-- START OF Provided data --

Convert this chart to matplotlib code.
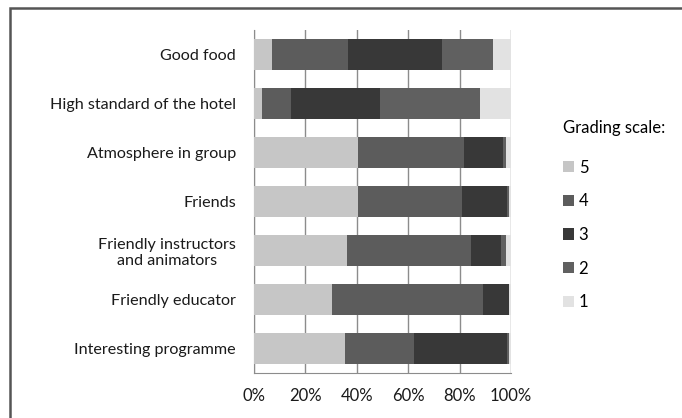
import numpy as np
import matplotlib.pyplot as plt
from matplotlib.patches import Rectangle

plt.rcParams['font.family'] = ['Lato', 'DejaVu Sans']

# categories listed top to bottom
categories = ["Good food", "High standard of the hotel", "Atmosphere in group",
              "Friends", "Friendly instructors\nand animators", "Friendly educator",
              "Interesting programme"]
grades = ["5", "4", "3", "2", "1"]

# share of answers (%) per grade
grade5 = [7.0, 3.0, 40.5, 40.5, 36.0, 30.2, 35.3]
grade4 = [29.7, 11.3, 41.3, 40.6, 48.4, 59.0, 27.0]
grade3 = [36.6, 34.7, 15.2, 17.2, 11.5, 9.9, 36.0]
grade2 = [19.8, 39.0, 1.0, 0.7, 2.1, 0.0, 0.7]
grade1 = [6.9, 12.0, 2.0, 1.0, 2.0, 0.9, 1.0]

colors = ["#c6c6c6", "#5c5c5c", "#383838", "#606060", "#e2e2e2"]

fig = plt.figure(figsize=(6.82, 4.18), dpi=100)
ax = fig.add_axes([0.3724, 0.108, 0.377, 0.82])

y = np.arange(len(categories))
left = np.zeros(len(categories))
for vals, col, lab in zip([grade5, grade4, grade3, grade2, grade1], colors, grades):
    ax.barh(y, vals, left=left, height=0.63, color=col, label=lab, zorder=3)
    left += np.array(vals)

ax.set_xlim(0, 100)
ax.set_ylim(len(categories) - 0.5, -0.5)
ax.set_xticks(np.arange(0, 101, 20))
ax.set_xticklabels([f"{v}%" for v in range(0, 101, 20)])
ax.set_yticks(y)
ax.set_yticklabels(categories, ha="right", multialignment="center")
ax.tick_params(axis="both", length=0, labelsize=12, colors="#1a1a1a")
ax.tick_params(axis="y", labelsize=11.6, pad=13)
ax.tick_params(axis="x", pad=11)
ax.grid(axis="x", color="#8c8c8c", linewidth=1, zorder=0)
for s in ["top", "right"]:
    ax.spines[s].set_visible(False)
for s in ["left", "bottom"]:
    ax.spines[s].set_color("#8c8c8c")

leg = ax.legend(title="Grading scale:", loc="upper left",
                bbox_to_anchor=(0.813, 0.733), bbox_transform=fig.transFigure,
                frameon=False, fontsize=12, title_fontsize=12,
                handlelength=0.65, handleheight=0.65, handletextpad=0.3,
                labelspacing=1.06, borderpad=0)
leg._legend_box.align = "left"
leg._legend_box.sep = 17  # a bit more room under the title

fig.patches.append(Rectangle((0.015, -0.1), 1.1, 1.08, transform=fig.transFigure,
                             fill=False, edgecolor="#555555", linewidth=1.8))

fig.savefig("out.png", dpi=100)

-- END OF Provided data --
-- START OF Provided data --

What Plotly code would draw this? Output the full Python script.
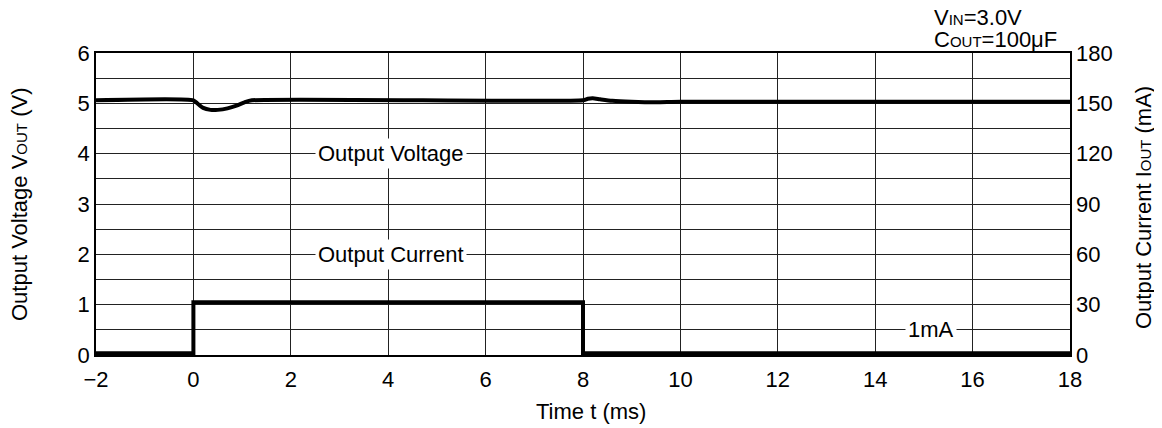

-- END OF Provided data --
-- START OF Provided data --

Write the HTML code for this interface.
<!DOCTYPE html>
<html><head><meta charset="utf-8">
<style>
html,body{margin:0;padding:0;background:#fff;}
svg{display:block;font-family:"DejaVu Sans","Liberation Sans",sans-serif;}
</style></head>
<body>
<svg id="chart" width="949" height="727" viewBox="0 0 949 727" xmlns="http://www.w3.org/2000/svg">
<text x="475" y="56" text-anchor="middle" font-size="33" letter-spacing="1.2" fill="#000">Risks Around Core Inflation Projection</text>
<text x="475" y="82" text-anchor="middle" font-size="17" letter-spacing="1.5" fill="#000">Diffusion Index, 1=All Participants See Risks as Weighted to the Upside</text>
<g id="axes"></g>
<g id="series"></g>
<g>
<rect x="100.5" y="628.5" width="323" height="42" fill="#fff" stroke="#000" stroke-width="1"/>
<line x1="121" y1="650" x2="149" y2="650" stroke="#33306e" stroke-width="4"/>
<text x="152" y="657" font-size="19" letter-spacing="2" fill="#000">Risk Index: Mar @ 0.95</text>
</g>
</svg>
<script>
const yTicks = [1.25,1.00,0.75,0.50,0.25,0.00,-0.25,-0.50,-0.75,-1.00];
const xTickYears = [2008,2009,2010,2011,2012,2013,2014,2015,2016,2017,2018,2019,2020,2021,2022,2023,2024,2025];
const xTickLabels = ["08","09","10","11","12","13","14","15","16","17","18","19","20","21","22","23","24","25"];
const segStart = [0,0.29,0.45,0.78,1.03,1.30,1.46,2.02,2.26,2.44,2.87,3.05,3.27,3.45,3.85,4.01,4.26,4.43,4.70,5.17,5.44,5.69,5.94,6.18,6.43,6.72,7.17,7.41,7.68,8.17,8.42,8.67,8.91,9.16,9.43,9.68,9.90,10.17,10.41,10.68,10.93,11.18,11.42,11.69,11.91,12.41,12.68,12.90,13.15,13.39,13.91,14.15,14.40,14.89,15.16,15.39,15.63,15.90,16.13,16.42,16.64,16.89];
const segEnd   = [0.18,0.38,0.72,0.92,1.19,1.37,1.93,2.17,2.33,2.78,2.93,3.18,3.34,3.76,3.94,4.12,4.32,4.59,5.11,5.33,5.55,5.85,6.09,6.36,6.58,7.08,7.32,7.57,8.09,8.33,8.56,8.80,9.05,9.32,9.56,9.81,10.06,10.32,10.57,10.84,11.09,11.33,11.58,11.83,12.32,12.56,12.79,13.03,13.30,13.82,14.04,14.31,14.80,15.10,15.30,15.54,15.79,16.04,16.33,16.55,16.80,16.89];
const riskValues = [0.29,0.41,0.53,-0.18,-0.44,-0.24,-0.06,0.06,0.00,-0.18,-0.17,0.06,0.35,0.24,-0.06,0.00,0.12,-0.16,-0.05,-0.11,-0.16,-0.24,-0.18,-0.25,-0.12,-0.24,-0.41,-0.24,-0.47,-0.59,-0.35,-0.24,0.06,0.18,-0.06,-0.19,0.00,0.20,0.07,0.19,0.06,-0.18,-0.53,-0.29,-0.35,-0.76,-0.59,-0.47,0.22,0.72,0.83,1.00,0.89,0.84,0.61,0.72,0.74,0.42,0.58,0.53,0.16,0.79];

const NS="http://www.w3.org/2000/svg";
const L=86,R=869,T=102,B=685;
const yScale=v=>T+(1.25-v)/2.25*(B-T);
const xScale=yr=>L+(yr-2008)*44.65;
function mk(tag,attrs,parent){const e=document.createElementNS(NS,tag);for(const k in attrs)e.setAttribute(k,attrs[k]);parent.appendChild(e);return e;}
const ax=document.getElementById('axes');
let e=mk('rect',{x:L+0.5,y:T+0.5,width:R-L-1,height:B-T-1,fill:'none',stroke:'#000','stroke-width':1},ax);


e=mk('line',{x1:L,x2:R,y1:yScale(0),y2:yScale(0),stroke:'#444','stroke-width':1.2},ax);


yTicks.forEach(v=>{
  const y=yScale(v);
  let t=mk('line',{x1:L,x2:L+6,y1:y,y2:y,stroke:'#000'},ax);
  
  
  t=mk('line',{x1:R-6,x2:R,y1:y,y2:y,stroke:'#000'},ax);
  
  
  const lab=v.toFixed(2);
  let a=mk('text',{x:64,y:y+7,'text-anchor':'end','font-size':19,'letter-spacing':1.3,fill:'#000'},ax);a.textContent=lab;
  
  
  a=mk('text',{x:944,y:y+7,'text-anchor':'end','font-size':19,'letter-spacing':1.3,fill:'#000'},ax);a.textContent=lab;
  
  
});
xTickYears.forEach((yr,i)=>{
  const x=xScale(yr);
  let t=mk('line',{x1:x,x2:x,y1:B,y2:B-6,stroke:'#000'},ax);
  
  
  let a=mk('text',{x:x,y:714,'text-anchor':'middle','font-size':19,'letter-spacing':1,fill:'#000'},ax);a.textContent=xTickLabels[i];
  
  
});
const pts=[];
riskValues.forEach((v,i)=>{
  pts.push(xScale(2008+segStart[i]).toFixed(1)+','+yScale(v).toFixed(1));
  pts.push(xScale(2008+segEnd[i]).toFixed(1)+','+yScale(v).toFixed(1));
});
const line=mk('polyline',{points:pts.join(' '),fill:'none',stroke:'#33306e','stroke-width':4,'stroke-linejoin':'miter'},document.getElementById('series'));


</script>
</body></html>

-- END OF Provided data --

» **Exercise details**
Print everything from the line with "Convert this chart to matplotlib code." down to the line with "plt.rcParams['font.family'] = ['Lato', 'DejaVu" in the entries above, both lines included and nothing more, without the pictures.

» **Result**
Convert this chart to matplotlib code.
import numpy as np
import matplotlib.pyplot as plt
from matplotlib.patches import Rectangle

plt.rcParams['font.family'] = ['Lato', 'DejaVu Sans']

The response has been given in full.